SONOMA, Calif. (AP) — Seven-time championship-winning crew chief Chad Knaus was oddly calm Friday even though his race notes for star driver Jimmie Johnson this weekend had been stolen from his rental car in San Francisco.
Knaus and his wife arrived in California on Wednesday night and headed to Fisherman's Wharf for dinner. Knaus told The Associated Press they parked at a meter in a bustling area and were gone approximately 90 minutes.
When the couple returned, the right side passenger rear window of their SVU was smashed and their briefcases were gone. Their luggage was not stolen.
In one of the briefcases was a laptop with all of Knaus' preparations and details for Sunday's race. Hendrick Motorsports said the information is encrypted, and Knaus said other member of the No. 48 team had similar notes so the notes aren't "gone."
"Unless you are in motorsports, you aren't going to care too much about the information," he said. Knaus had photographs of the broken window, as well as the job he did of sealing the window with a garbage bag and tape.
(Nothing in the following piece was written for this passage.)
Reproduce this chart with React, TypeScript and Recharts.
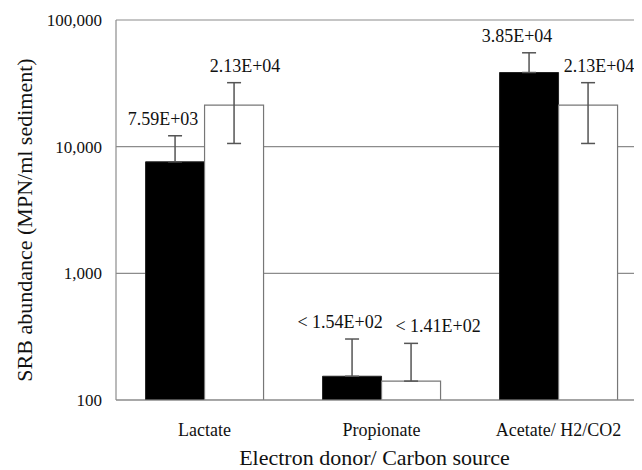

Knaus, who is known to be meticulous in his attention to detail, said jokingly that having the notes stolen might be a boost for Johnson. In 15 career starts on the Sonoma road course, Johnson has just one victory. His average finish is 12th.
"It's probably a good thing," he said. "We haven't run very well here over the last couple of years, so if I don't have any notes to fall back on, we might come up with something new.'
He didn't have the entire season of notes on the laptop, only his notes for Sunday's race.
Knaus said there was also a significant amount of cash in the briefcases, as well as his wife's art supplies and her laptop. He quipped that if the robbery was an inside job by another team, the culprits would be discovered: "If anybody in the garage just randomly takes up water colors, we'll know who it was."
He admitted it was frightening to think about all the personal information on his wife's laptop — which did not have the same Hendrick security measures — that could now be breached. He also was able to find sympathy for the thief.
"I hope whoever took that stuff really needed it, and can do something with it," Knaus said. "Take the money and do something good. Maybe they can get their act cleaned up."